What to do: Extract word for word the lines of the listing from its start to the line holding "x_range = [-2.571, 2.549]", both ends kept; pictures are not part of the copy.
•••••
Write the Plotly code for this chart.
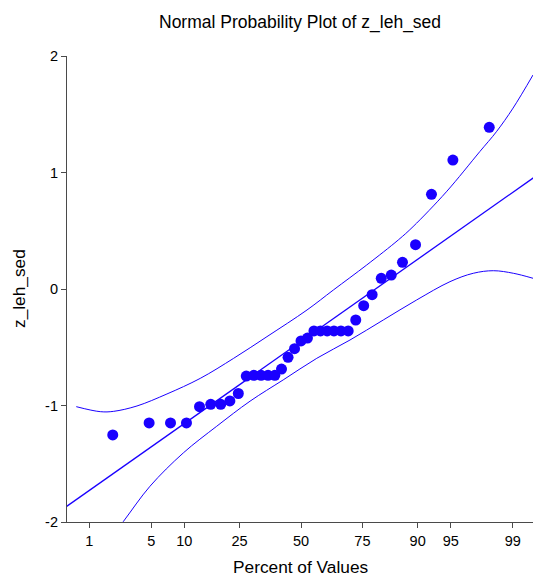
from statistics import NormalDist
import plotly.graph_objects as go

# Sorted sample values of z_leh_sed
values = [
    -1.253, -1.150, -1.150, -1.150, -1.010, -0.990, -0.990, -0.961, -0.897,
    -0.747, -0.741, -0.741, -0.741, -0.741, -0.687, -0.586, -0.512, -0.446,
    -0.421, -0.360, -0.360, -0.360, -0.360, -0.360, -0.360, -0.266, -0.143,
    -0.049, 0.092, 0.120, 0.229, 0.380, 0.813, 1.107, 1.388,
]

# Reference line (intercept, slope in normal-score units)
fit_intercept = -0.45
fit_slope = 0.55

# Confidence band curves, given at normal scores
upper_z = [-2.469, -2.205, -2.058, -1.802, -1.473, -1.107, -0.740, -0.374,
           0.066, 0.355, 0.722, 1.069, 1.231, 1.597, 1.964, 2.147, 2.330, 2.549]
upper_y = [-1.010, -1.053, -1.050, -1.004, -0.901, -0.767, -0.595, -0.409,
           -0.180, -0.009, 0.206, 0.421, 0.535, 0.834, 1.179, 1.350, 1.553, 1.837]
lower_z = [-2.200, -1.953, -1.659, -1.293, -0.926, -0.560, -0.195, 0.173,
           0.538, 0.904, 1.271, 1.637, 1.893, 2.113, 2.333, 2.549]
lower_y = [-2.250, -1.997, -1.693, -1.407, -1.178, -0.963, -0.780, -0.595,
           -0.438, -0.266, -0.094, 0.063, 0.135, 0.157, 0.135, 0.092]

# Axis ticks
pct_ticks = [1, 5, 10, 25, 50, 75, 90, 95, 99]
y_ticks = [-2, -1, 0, 1, 2]
y_tick_text = ["-2", "-1", "0", "1", "2"]

nd = NormalDist()
n = len(values)
scores = [nd.inv_cdf((i - 0.3175) / (n + 0.365)) for i in range(1, n + 1)]
x_range = [-2.571, 2.549]

BLUE = "#1A00FF"
AXIS = "#4a4a4a"
FONT = "Liberation Sans, Arial, sans-serif"

fig = go.Figure()

fig.add_trace(go.Scatter(
    x=upper_z, y=upper_y, mode="lines",
    line=dict(color=BLUE, width=1, shape="spline", smoothing=1.0),
    hoverinfo="skip",
))
fig.add_trace(go.Scatter(
    x=lower_z, y=lower_y, mode="lines",
    line=dict(color=BLUE, width=1, shape="spline", smoothing=1.0),
    hoverinfo="skip",
))
fig.add_trace(go.Scatter(
    x=[x_range[0] - 0.1, x_range[1] + 0.1],
    y=[fit_intercept + fit_slope * (x_range[0] - 0.1),
       fit_intercept + fit_slope * (x_range[1] + 0.1)],
    mode="lines", line=dict(color=BLUE, width=1.3),
    hoverinfo="skip",
))
fig.add_trace(go.Scatter(
    x=scores, y=values, mode="markers",
    marker=dict(color=BLUE, size=11, line=dict(width=0)),
))

fig.update_layout(
    width=533, height=576,
    margin=dict(l=67, r=0, t=56, b=54),
    paper_bgcolor="white", plot_bgcolor="white",
    showlegend=False,
    font=dict(family=FONT, color="black"),
    xaxis=dict(
        range=x_range, showgrid=False, zeroline=False,
        showline=True, linecolor=AXIS, linewidth=1.2,
        ticks="outside", ticklen=5, tickcolor=AXIS, tickwidth=1.2,
        tickvals=[nd.inv_cdf(p / 100) for p in pct_ticks],
        ticktext=[str(p) for p in pct_ticks],
        tickfont=dict(size=14.5, family=FONT, color="black"),
    ),
    yaxis=dict(
        range=[-2, 2], showgrid=False, zeroline=False,
        showline=True, linecolor=AXIS, linewidth=1.2,
        ticks="outside", ticklen=5, tickcolor=AXIS, tickwidth=1.2,
        tickvals=y_ticks, ticktext=y_tick_text,
        tickfont=dict(size=14.5, family=FONT, color="black"),
    ),
    annotations=[
        dict(text="Normal Probability Plot of z_leh_sed", xref="paper", yref="paper",
             x=0.5, y=1, yshift=34, xanchor="center", yanchor="middle",
             showarrow=False, font=dict(size=17.5, family=FONT, color="black")),
        dict(text="Percent of Values", xref="paper", yref="paper",
             x=0.5, y=0, yshift=-45, xanchor="center", yanchor="middle",
             showarrow=False, font=dict(size=17.3, family=FONT, color="black")),
        dict(text="z_leh_sed", xref="paper", yref="paper",
             x=0, y=0.5, xshift=-48, xanchor="center", yanchor="middle",
             textangle=-90, showarrow=False,
             font=dict(size=17.3, family=FONT, color="black")),
    ],
)

fig.write_html("out.html")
•••••
Task output:
Write the Plotly code for this chart.
from statistics import NormalDist
import plotly.graph_objects as go

# Sorted sample values of z_leh_sed
values = [
    -1.253, -1.150, -1.150, -1.150, -1.010, -0.990, -0.990, -0.961, -0.897,
    -0.747, -0.741, -0.741, -0.741, -0.741, -0.687, -0.586, -0.512, -0.446,
    -0.421, -0.360, -0.360, -0.360, -0.360, -0.360, -0.360, -0.266, -0.143,
    -0.049, 0.092, 0.120, 0.229, 0.380, 0.813, 1.107, 1.388,
]

# Reference line (intercept, slope in normal-score units)
fit_intercept = -0.45
fit_slope = 0.55

# Confidence band curves, given at normal scores
upper_z = [-2.469, -2.205, -2.058, -1.802, -1.473, -1.107, -0.740, -0.374,
           0.066, 0.355, 0.722, 1.069, 1.231, 1.597, 1.964, 2.147, 2.330, 2.549]
upper_y = [-1.010, -1.053, -1.050, -1.004, -0.901, -0.767, -0.595, -0.409,
           -0.180, -0.009, 0.206, 0.421, 0.535, 0.834, 1.179, 1.350, 1.553, 1.837]
lower_z = [-2.200, -1.953, -1.659, -1.293, -0.926, -0.560, -0.195, 0.173,
           0.538, 0.904, 1.271, 1.637, 1.893, 2.113, 2.333, 2.549]
lower_y = [-2.250, -1.997, -1.693, -1.407, -1.178, -0.963, -0.780, -0.595,
           -0.438, -0.266, -0.094, 0.063, 0.135, 0.157, 0.135, 0.092]

# Axis ticks
pct_ticks = [1, 5, 10, 25, 50, 75, 90, 95, 99]
y_ticks = [-2, -1, 0, 1, 2]
y_tick_text = ["-2", "-1", "0", "1", "2"]

nd = NormalDist()
n = len(values)
scores = [nd.inv_cdf((i - 0.3175) / (n + 0.365)) for i in range(1, n + 1)]
x_range = [-2.571, 2.549]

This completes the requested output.